On Tuesday, 12 February 2013 at 16:28:09 UTC, bioinfornatics 
wrote:
> On Tuesday, 12 February 2013 at 12:45:26 UTC, monarch_dodra 
> wrote:
>> On Tuesday, 12 February 2013 at 12:02:59 UTC, bioinfornatics 
>> wrote:
>>> instead to use memcpy I try with slicing ~ lines 136 :
>>> _hardBuffer[ 0 .. moveSize]  = _hardBuffer[_bufPosition .. 
>>> moveSize + _bufPosition];
>>>
>>> I get same perf
>>
>> I think I figured out why I'm getting different results than 
>> you guys are, on my windows machine.
>>
>> AFAIK, file reads in windows are done natively asynchronously.
>>
>> I wrote a multi-threaded version of the parser, with a thread 
>> dedicated to reading the file, while the main thread parses 
>> the read buffers.
>>
>> I'm getting EXACTLY 0% performance improvement. Not better, 
>> not worst, just 0%.
>>
>> I'd have to try again on my SSD. Right now, I'm parsing the 
>> file 6 Gig file in 60 seconds, which is the limit of my HDD. 
>> As a matter of fact, just *reading* the files takes the EXACT 
>> same amount of time as parsing it...
>>
>> This takes 60 seconds.
>> //----
>>    auto input = File(args[1], "rb");
>>    ubyte[] buffer = new ubyte[](BufferSize);
>>    do{
>>        buffer = input.rawRead(buffer);
>>    }while(buffer.length);
>> //----
>>
>> This takes 60 seconds too.
>> //----
>>    Parser parser = new Parser(args[1]);
>>    foreach(q; parser)
>>        foreach(char c; q.sequence)
>>            globalNucleic.collect(c);
>> }
>> //----
>>
>> So at this point, I'd need to test on my Linux box, or publish 
>> the code so you can tell me how I'm doing.
>>
>> I'm still tweaking the code to publish something readable, as 
>> there is a lot of sketchy code right now.
>>
>> I'm also implementing a correct exception handling, so that if 
>> there is an erroneous entry, an exception is thrown. However, 
>> all the erroneous data is parsed out of the file, and placed 
>> inside the exception. This means that:
>> a) You can inspect the erroneous data
>> b) You can skip the erroneous data, and parse the rest of the 
>> file.
>>
>> Once I deliver the code with the multi-threaded code 
>> activated, you should get some better performance on Linux.
>>
>> When "1.0" is ready, I'll create a github project for it, so 
>> work can be done parallel on it.
>
> about threaded version is possible to use get file size 
> function to split it in several thread.
> Use fseek read end of section return it to detect end of split 
> to used

You'd want to have 2 threads reading the same file at once?

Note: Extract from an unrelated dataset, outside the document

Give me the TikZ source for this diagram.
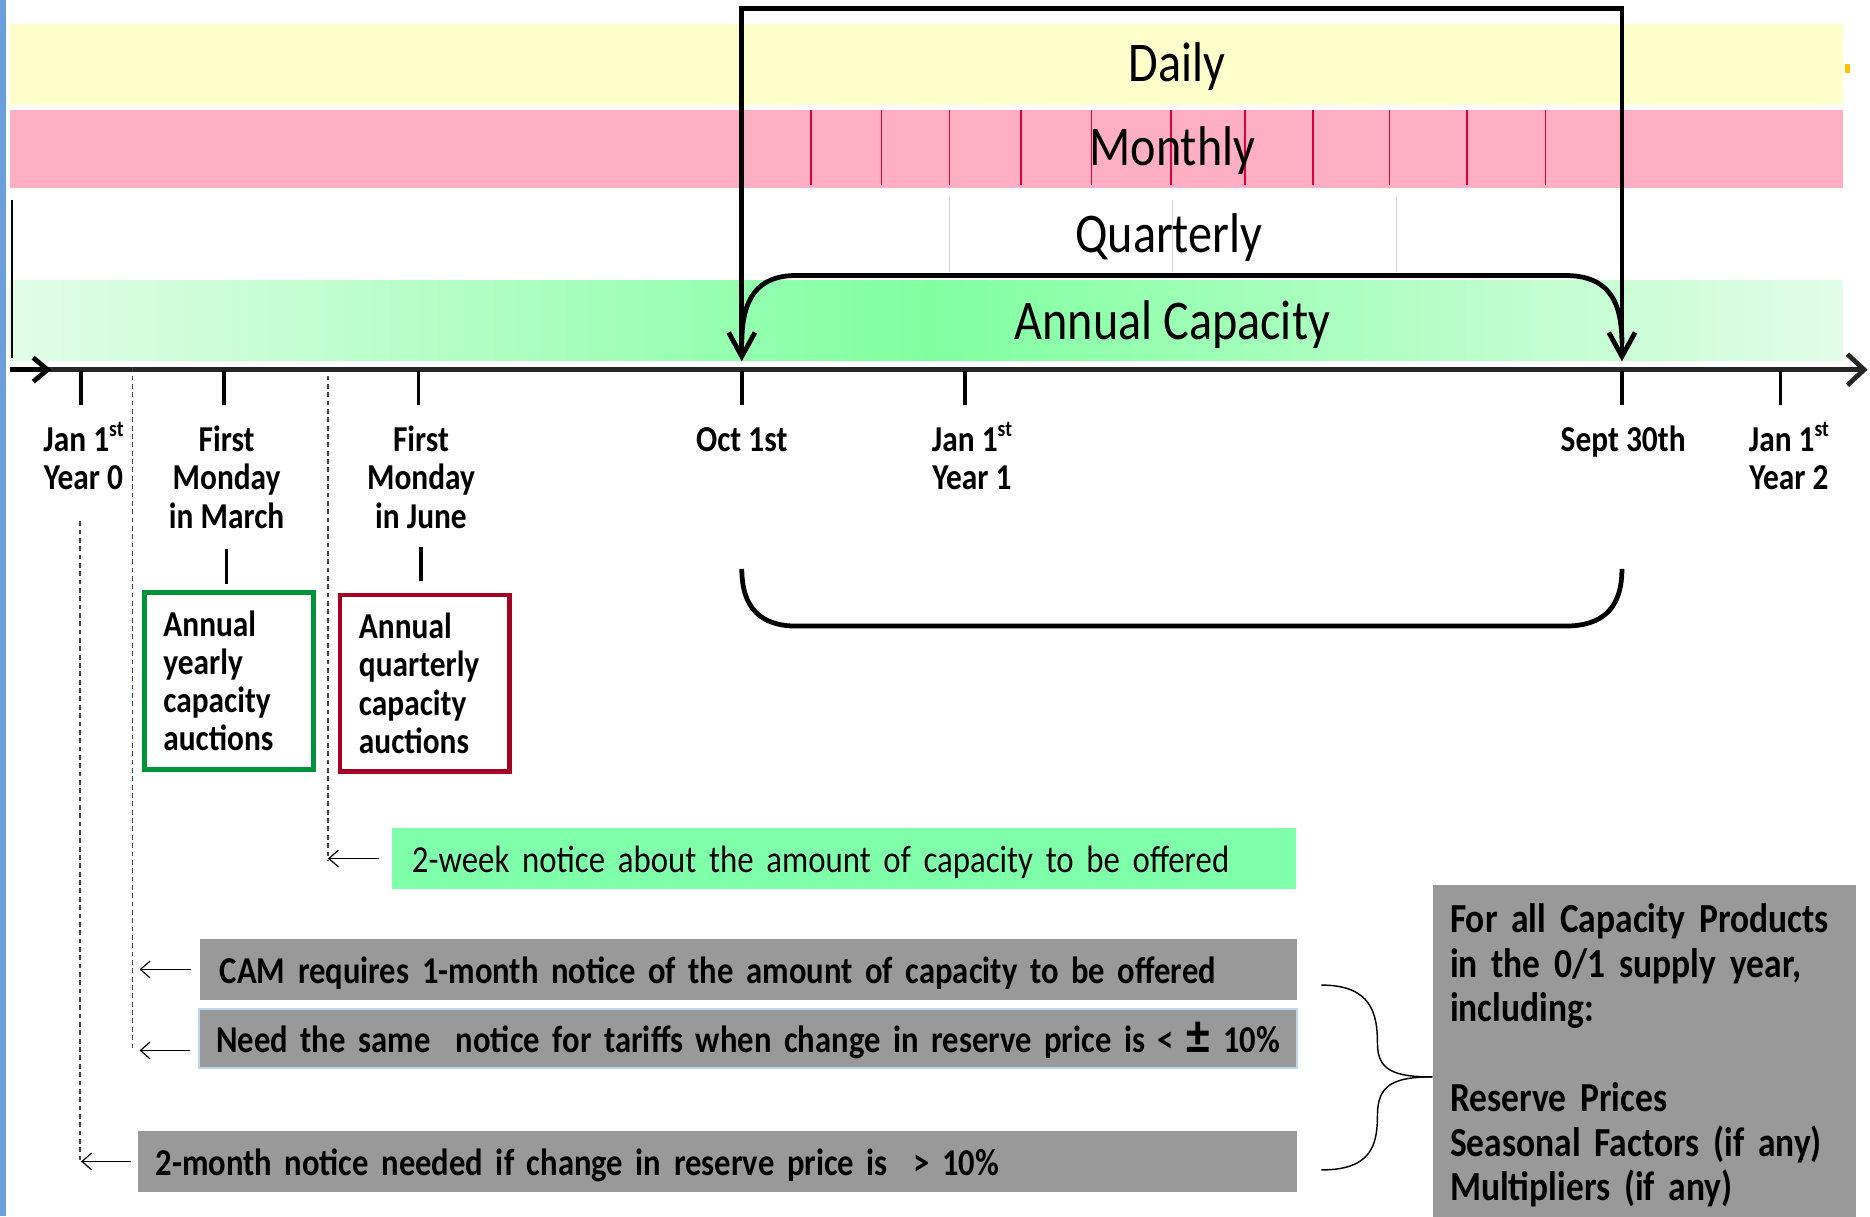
\documentclass[tikz,border=0pt]{standalone}
\usepackage{fontspec}
\setmainfont{Carlito}[FakeStretch=0.86]
\usetikzlibrary{arrows.meta,calc}

\definecolor{dailyfill}{HTML}{FFFFCC}
\definecolor{monthfill}{HTML}{FFAFC4}
\definecolor{monthline}{HTML}{E4003C}
\definecolor{quarterline}{HTML}{D0D0D0}
\definecolor{annualdeep}{HTML}{80FFA0}
\definecolor{annualpale}{HTML}{E2FDE8}
\definecolor{axisgray}{HTML}{262626}
\definecolor{notegreen}{HTML}{80FFAA}
\definecolor{notegray}{HTML}{999999}
\definecolor{yearlygreen}{HTML}{00943A}
\definecolor{quarterred}{HTML}{A50021}
\definecolor{edgeblue}{HTML}{6A9FDB}
\definecolor{paleblue}{HTML}{BDD7EE}
\definecolor{markorange}{HTML}{FFC000}

% small raised ordinal suffix
\newcommand\ordsup[1]{\raisebox{0.42em}{\fontsize{9.5}{10}\selectfont #1}}
% keeps the first line of every date label at the same height
\newcommand\firstline{\vphantom{1\ordsup{st}}}
% plus-minus sign set a little larger than the text around it
\newcommand\bigpm{\raisebox{-0.05em}{\scalebox{1.45}{±}}}

\begin{document}
\begin{tikzpicture}[x=0.5pt,y=-0.5pt,
  bandlabel/.style={font=\fontsize{23.5}{28}\selectfont, inner sep=0},
  datelabel/.style={font=\bfseries\fontsize{15.3}{16}\selectfont, align=center, anchor=north, inner sep=0},
  tick/.style={line width=1.5pt, black},
  bracket/.style={line width=2pt, black},
  bigtip/.style={-{Straight Barb[length=10pt,width=11pt,line width=2pt]}},
  auctionbox/.style={draw, line width=2pt, font=\bfseries\fontsize{15.3}{16}\selectfont, align=left,
    text width=55pt, inner xsep=8pt, minimum height=74pt, anchor=north west},
  notebox/.style={anchor=north west, align=left, inner ysep=0pt, minimum height=25.5pt,
    text height=14pt, text depth=2pt},
  guide/.style={line width=0.5pt, black!75, dash pattern=on 2pt off 1.5pt},
  notearrow/.style={line width=0.5pt, -{Straight Barb[length=4pt,width=7pt,line width=0.5pt]}},
  link/.style={line width=1.5pt, black}
]
\useasboundingbox (0,0) rectangle (1568,1020);

% ---------- product bands ----------
\fill[dailyfill] (8,20) rectangle (1545,88);
\fill[monthfill] (8,92) rectangle (1545,158);
\shade[left color=annualpale, right color=annualdeep] (8,235) rectangle (780,302);
\shade[left color=annualdeep, right color=annualpale] (780,235) rectangle (1545,302);
\fill[markorange] (1547,54) rectangle (1551,61);

\foreach \mx in {680,739,796,856,915,982,1044,1101,1165,1230,1296}
  \draw[monthline, line width=0.6pt] (\mx,92) -- (\mx,155);
\draw[quarterline, line width=0.6pt] (796,165) -- (796,228);
\draw[quarterline, line width=0.6pt] (983,168) -- (983,228);
\draw[quarterline, line width=0.6pt] (1171,165) -- (1171,228);
\draw[black, line width=0.8pt] (10,168) -- (10,300);

\node[bandlabel] (daily) at (987,56) {Daily};
\node[bandlabel] (monthly) at (983,126) {Monthly};
\node[bandlabel] (quarterly) at (980,199) {Quarterly};
\node[bandlabel] (annual) at (983,272) {Annual Capacity};

% ---------- time axis ----------
\coordinate (axL) at (8,310);
\coordinate (axR) at (1566,310);
\draw[axisgray, line width=2pt, -{Straight Barb[length=7pt,width=13pt,line width=2pt]}] (axL) -- (axR);
\draw[black, line width=2pt, -{Straight Barb[length=6pt,width=10pt,line width=2pt]}] (axL) -- (43,310);

\foreach \tx in {68,188,351,622,809,1360,1493}
  \draw[tick] (\tx,311) -- (\tx,340);

\node[datelabel] (jan0) at (70,353.5) {\firstline Jan 1\ordsup{st}\\Year 0};
\node[datelabel] (march) at (190,353.5) {\firstline First\\Monday\\in March};
\node[datelabel] (june) at (353,353.5) {\firstline First\\Monday\\in June};
\node[datelabel] (oct) at (622,353.5) {\firstline Oct 1st};
\node[datelabel] (jan1) at (815,353.5) {\firstline Jan 1\ordsup{st}\\Year 1};
\node[datelabel] (sept) at (1361,353.5) {\firstline Sept 30th};
\node[datelabel] (jan2) at (1500,353.5) {\firstline Jan 1\ordsup{st}\\Year 2};

% ---------- gas year brackets ----------
\coordinate (octTip) at (622,303);
\coordinate (sepTip) at (1360,303);
\draw[bracket, bigtip] (622,7) -- (octTip);
\draw[bracket, bigtip] (1360,7) -- (sepTip);
\draw[bracket] (622,8) -- (622,7) -- (1360,7) -- (1360,8);
\draw[bracket] (622,288) .. controls (622,250) and (635,231) .. (668,231)
  -- (1312,231) .. controls (1347,231) and (1360,250) .. (1360,288);
\draw[bracket] (622,477) .. controls (622,510) and (638,525) .. (668,525)
  -- (1312,525) .. controls (1344,525) and (1360,510) .. (1360,477);

% ---------- auctions ----------
\node[auctionbox, draw=yearlygreen] (yearly) at (119,495)
  {Annual\\yearly\\capacity\\auctions};
\node[auctionbox, draw=quarterred] (quarterlyauct) at (283,497)
  {Annual\\quarterly\\capacity\\auctions};
\draw[link, shorten <=8.5pt, shorten >=2.5pt] (march.south) -- (yearly.north -| march.south);
\draw[link, shorten <=7.5pt, shorten >=5pt] (june.south) -- (quarterlyauct.north -| june.south);

% ---------- notice periods ----------
\node[notebox, fill=notegreen, font=\fontsize{16}{20}\selectfont, text width=362pt, inner xsep=8.5pt]
  (twoweek) at (328,694) {\mbox{2-week notice about the amount of capacity to be offered}};
\node[notebox, fill=notegray, font=\bfseries\fontsize{15.9}{20}\selectfont, text width=443pt, inner xsep=8.5pt]
  (cam) at (167,787) {\mbox{CAM requires 1-month notice of the amount of capacity to be offered}};
\node[notebox, fill=notegray, draw=paleblue, line width=0.8pt, font=\bfseries\fontsize{15.9}{20}\selectfont,
  text width=446pt, inner xsep=7.25pt, minimum height=25pt]
  (same) at (166,845) {\mbox{Need the same\ \ notice for tariffs when change in reserve price is < \bigpm\ 10\%}};
\node[notebox, fill=notegray, font=\bfseries\fontsize{15.9}{20}\selectfont, text width=471pt, inner xsep=7.5pt]
  (twomonth) at (115,948) {\mbox{2-month notice needed if change in reserve price is\ \ > 10\%}};

\node[anchor=north west, fill=notegray, font=\bfseries\fontsize{17.3}{18.75}\selectfont, align=left,
  text width=163pt, inner xsep=7.25pt, inner ysep=0pt, minimum height=142.5pt]
  (products) at (1201,742)
  {For all Capacity Products\\in the 0/1 supply year,\\including:\\[18.75pt]Reserve Prices\\Seasonal Factors (if any)\\Multipliers (if any)};

% dashed deadline guides
\coordinate (g2w) at (275,0);
\coordinate (g1m) at (111,0);
\coordinate (g2m) at (67,0);
\draw[guide] (275,315) -- (275,722);
\draw[guide] (111,308) -- (111,880);
\draw[guide] (67,437) -- (67,975);

\draw[notearrow, shorten <=5pt] (twoweek.west) -- (twoweek.west -| g2w);
\draw[notearrow, shorten <=3.5pt, shorten >=3pt] (cam.west) -- (cam.west -| g1m);
\draw[notearrow, shorten <=3.5pt, shorten >=3pt] ($(same.west)+(0,10)$) -- ($(same.west -| g1m)+(0,10)$);
\draw[notearrow, shorten <=2.5pt, shorten >=0.5pt] (twomonth.west) -- (twomonth.west -| g2m);

% brace joining the tariff notices to the product list
\coordinate (braceTip) at (products.west |- 0,903);
\draw[line width=0.6pt] (1108,826) .. controls (1150,826) and (1155,850) .. (1155,875)
  .. controls (1155,897) and (1168,903) .. (braceTip);
\draw[line width=0.6pt] (braceTip) .. controls (1168,903) and (1155,910) .. (1155,935)
  .. controls (1155,960) and (1150,981) .. (1108,981);

% page edge
\fill[edgeblue] (0,0) rectangle (5,1020);
\end{tikzpicture}
\end{document}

I 
don't think there is much more to be gained anyways, since the IO 
is the bottleneck anyways.

A better approach would be to have 1 file reader that passes data 
to two simultaneous parsers. This, however, would make things 
scary complicated, and I'd doubt we'd even get much better 
results: I was not able to measure the actual amount of time 
spent working when compared to the time spent reading the file.